» GOAL: Go through the listing and set it down exactly, leaving out its pictures.

[START SUPPLIED INFORMATION]

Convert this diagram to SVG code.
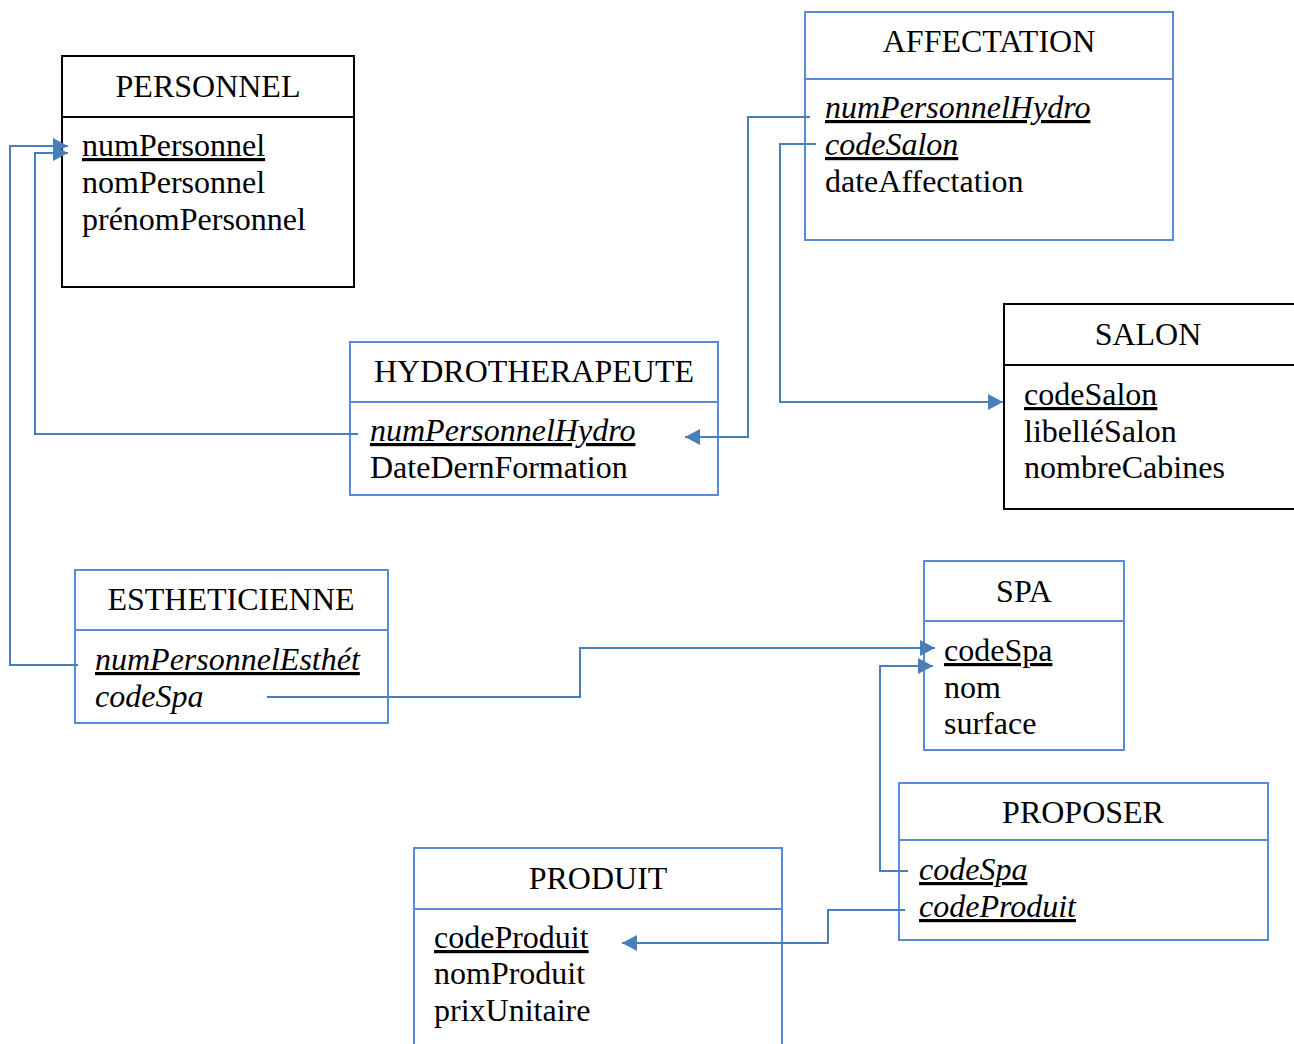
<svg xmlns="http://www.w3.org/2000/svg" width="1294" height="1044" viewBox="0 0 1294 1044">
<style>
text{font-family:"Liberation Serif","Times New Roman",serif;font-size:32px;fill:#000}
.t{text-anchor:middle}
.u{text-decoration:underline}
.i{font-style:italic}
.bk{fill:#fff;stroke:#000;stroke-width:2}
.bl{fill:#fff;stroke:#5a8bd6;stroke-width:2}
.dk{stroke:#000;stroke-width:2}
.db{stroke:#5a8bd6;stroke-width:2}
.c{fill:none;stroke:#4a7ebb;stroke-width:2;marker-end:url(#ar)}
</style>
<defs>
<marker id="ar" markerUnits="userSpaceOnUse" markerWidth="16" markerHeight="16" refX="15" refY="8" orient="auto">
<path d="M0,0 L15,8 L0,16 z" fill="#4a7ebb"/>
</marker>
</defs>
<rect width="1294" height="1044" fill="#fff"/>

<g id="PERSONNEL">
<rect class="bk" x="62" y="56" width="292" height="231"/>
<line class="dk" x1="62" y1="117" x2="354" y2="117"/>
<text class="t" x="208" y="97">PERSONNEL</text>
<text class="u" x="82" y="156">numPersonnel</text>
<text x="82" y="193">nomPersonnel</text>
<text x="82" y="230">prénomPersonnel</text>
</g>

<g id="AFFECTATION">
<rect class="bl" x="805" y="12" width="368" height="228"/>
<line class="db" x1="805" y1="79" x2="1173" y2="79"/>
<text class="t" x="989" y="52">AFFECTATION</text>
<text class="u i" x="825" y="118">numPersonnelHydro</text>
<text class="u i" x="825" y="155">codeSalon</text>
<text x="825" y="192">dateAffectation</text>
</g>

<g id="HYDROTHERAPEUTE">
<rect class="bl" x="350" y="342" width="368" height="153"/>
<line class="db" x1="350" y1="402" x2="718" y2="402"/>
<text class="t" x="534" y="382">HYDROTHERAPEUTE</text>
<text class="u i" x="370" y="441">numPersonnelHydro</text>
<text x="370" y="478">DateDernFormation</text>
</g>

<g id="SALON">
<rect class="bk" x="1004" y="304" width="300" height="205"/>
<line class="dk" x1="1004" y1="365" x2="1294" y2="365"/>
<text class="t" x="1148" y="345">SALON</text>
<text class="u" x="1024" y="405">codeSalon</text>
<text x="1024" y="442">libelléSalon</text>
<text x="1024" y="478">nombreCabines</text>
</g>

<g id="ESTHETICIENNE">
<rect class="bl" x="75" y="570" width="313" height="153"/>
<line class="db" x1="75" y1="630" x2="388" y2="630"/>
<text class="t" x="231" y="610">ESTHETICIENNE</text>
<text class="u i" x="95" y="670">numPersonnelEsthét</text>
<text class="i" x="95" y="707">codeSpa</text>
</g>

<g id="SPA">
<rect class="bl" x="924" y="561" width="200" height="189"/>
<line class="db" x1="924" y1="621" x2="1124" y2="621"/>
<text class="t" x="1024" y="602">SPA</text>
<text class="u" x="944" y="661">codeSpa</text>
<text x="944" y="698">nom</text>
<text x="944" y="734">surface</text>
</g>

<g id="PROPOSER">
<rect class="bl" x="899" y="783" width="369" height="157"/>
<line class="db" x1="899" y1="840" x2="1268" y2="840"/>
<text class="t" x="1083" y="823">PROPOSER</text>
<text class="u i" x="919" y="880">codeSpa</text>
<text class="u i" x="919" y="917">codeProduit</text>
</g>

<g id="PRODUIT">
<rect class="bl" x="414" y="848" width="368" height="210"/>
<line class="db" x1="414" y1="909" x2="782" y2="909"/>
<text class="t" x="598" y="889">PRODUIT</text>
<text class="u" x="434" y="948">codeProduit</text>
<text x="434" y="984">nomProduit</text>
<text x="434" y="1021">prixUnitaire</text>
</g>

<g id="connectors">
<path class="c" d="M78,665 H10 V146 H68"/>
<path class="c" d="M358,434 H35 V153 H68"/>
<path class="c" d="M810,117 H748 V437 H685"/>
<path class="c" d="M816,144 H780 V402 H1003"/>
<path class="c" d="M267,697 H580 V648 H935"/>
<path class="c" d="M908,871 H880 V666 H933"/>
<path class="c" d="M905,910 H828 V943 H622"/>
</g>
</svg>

[END SUPPLIED INFORMATION]

» EXERCISE RESPONSE:
Convert this diagram to SVG code.
<svg xmlns="http://www.w3.org/2000/svg" width="1294" height="1044" viewBox="0 0 1294 1044">
<style>
text{font-family:"Liberation Serif","Times New Roman",serif;font-size:32px;fill:#000}
.t{text-anchor:middle}
.u{text-decoration:underline}
.i{font-style:italic}
.bk{fill:#fff;stroke:#000;stroke-width:2}
.bl{fill:#fff;stroke:#5a8bd6;stroke-width:2}
.dk{stroke:#000;stroke-width:2}
.db{stroke:#5a8bd6;stroke-width:2}
.c{fill:none;stroke:#4a7ebb;stroke-width:2;marker-end:url(#ar)}
</style>
<defs>
<marker id="ar" markerUnits="userSpaceOnUse" markerWidth="16" markerHeight="16" refX="15" refY="8" orient="auto">
<path d="M0,0 L15,8 L0,16 z" fill="#4a7ebb"/>
</marker>
</defs>
<rect width="1294" height="1044" fill="#fff"/>

<g id="PERSONNEL">
<rect class="bk" x="62" y="56" width="292" height="231"/>
<line class="dk" x1="62" y1="117" x2="354" y2="117"/>
<text class="t" x="208" y="97">PERSONNEL</text>
<text class="u" x="82" y="156">numPersonnel</text>
<text x="82" y="193">nomPersonnel</text>
<text x="82" y="230">prénomPersonnel</text>
</g>

<g id="AFFECTATION">
<rect class="bl" x="805" y="12" width="368" height="228"/>
<line class="db" x1="805" y1="79" x2="1173" y2="79"/>
<text class="t" x="989" y="52">AFFECTATION</text>
<text class="u i" x="825" y="118">numPersonnelHydro</text>
<text class="u i" x="825" y="155">codeSalon</text>
<text x="825" y="192">dateAffectation</text>
</g>

<g id="HYDROTHERAPEUTE">
<rect class="bl" x="350" y="342" width="368" height="153"/>
<line class="db" x1="350" y1="402" x2="718" y2="402"/>
<text class="t" x="534" y="382">HYDROTHERAPEUTE</text>
<text class="u i" x="370" y="441">numPersonnelHydro</text>
<text x="370" y="478">DateDernFormation</text>
</g>

<g id="SALON">
<rect class="bk" x="1004" y="304" width="300" height="205"/>
<line class="dk" x1="1004" y1="365" x2="1294" y2="365"/>
<text class="t" x="1148" y="345">SALON</text>
<text class="u" x="1024" y="405">codeSalon</text>
<text x="1024" y="442">libelléSalon</text>
<text x="1024" y="478">nombreCabines</text>
</g>

<g id="ESTHETICIENNE">
<rect class="bl" x="75" y="570" width="313" height="153"/>
<line class="db" x1="75" y1="630" x2="388" y2="630"/>
<text class="t" x="231" y="610">ESTHETICIENNE</text>
<text class="u i" x="95" y="670">numPersonnelEsthét</text>
<text class="i" x="95" y="707">codeSpa</text>
</g>

<g id="SPA">
<rect class="bl" x="924" y="561" width="200" height="189"/>
<line class="db" x1="924" y1="621" x2="1124" y2="621"/>
<text class="t" x="1024" y="602">SPA</text>
<text class="u" x="944" y="661">codeSpa</text>
<text x="944" y="698">nom</text>
<text x="944" y="734">surface</text>
</g>

<g id="PROPOSER">
<rect class="bl" x="899" y="783" width="369" height="157"/>
<line class="db" x1="899" y1="840" x2="1268" y2="840"/>
<text class="t" x="1083" y="823">PROPOSER</text>
<text class="u i" x="919" y="880">codeSpa</text>
<text class="u i" x="919" y="917">codeProduit</text>
</g>

<g id="PRODUIT">
<rect class="bl" x="414" y="848" width="368" height="210"/>
<line class="db" x1="414" y1="909" x2="782" y2="909"/>
<text class="t" x="598" y="889">PRODUIT</text>
<text class="u" x="434" y="948">codeProduit</text>
<text x="434" y="984">nomProduit</text>
<text x="434" y="1021">prixUnitaire</text>
</g>

<g id="connectors">
<path class="c" d="M78,665 H10 V146 H68"/>
<path class="c" d="M358,434 H35 V153 H68"/>
<path class="c" d="M810,117 H748 V437 H685"/>
<path class="c" d="M816,144 H780 V402 H1003"/>
<path class="c" d="M267,697 H580 V648 H935"/>
<path class="c" d="M908,871 H880 V666 H933"/>
<path class="c" d="M905,910 H828 V943 H622"/>
</g>
</svg>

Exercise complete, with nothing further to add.